Final Word: We’ll be up a tree without forests, so let’s save them
Apr 9, 2014, 9:37 PM | Updated: 9:38 pm
I went to the most eye-opening dinner Tuesday night, put on by the Nature Conservancy.
The subject was reforestation, which I learned can mean forest thinning, cutting back the dense overgrowth in the forest to help prevent the superfires we have seen in the last 10 years.
I learned some pretty interesting stuff. First, Arizona has lost 25 percent of its Ponderosa pine forests in the last 10 years.
Second, it would have cost $5 million dollars to thin the forest in the area of the Schultz fire in Flagstaff. The cost to fight it, $150 million.
Third, those smaller trees clogging up the forest are also draining the groundwater. They use up what they need and leave the ground drier than it was.
The speaker described those little trees as tiny straws, draining the ground of that precious rainwater.
Flagstaff got 35 inches of snow this winter.
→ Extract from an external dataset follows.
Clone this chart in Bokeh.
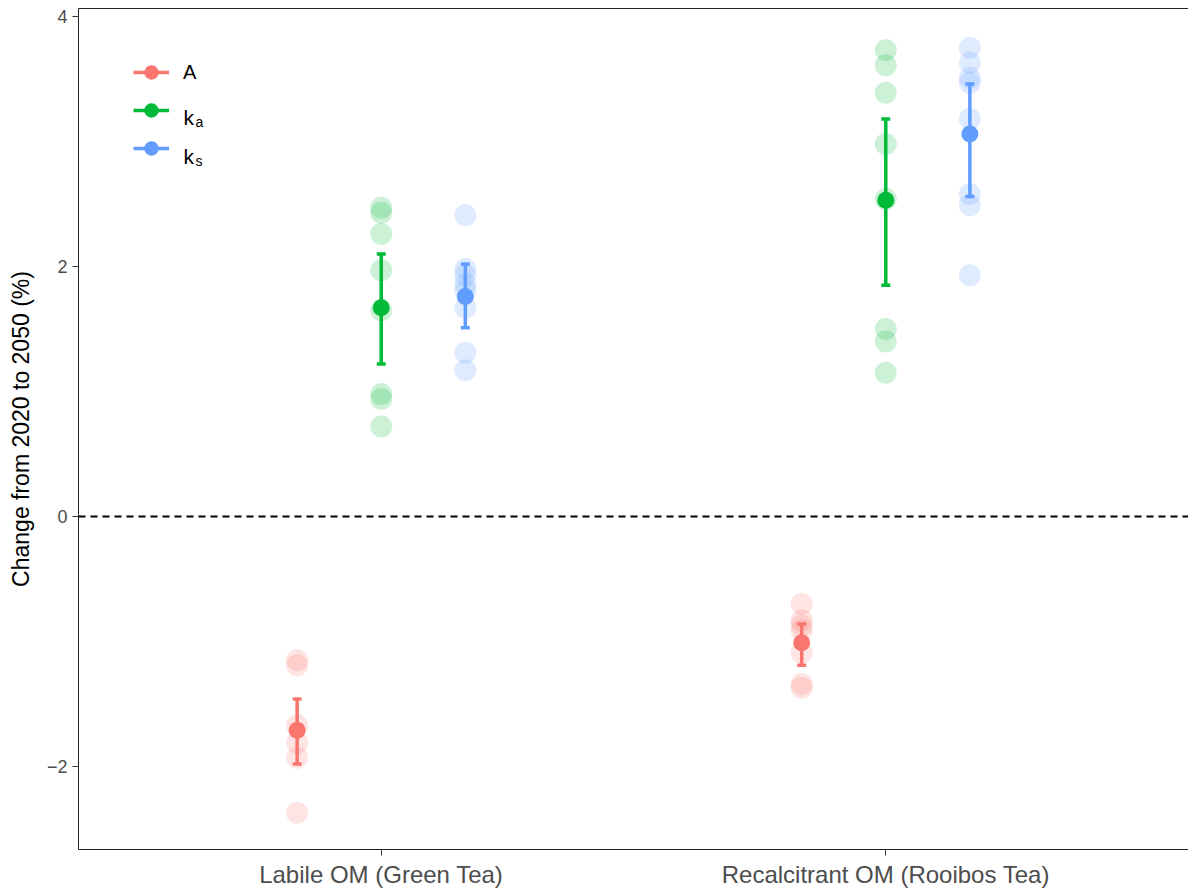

It normally gets more than 100.
The foliage on the trees up there is sometimes so thick that the snow never reaches the ground.
That compounds the fire problem and we are seeing the fires in this decade grow so fast and burn so hot that firefighters can do nothing but watch.
The Nature Conservancy wants to work on the quality of forests and the organization wants to start here in Arizona.
Imagine not only having an impact on our groundwater but saving millions of dollars in firefighting as well.
It’s a no brainer.
Go to nature.org/Arizona.
Pat Graham is the director for the Nature Conservancy chapter in Arizona. He said, “Forests are the lungs of our planet.”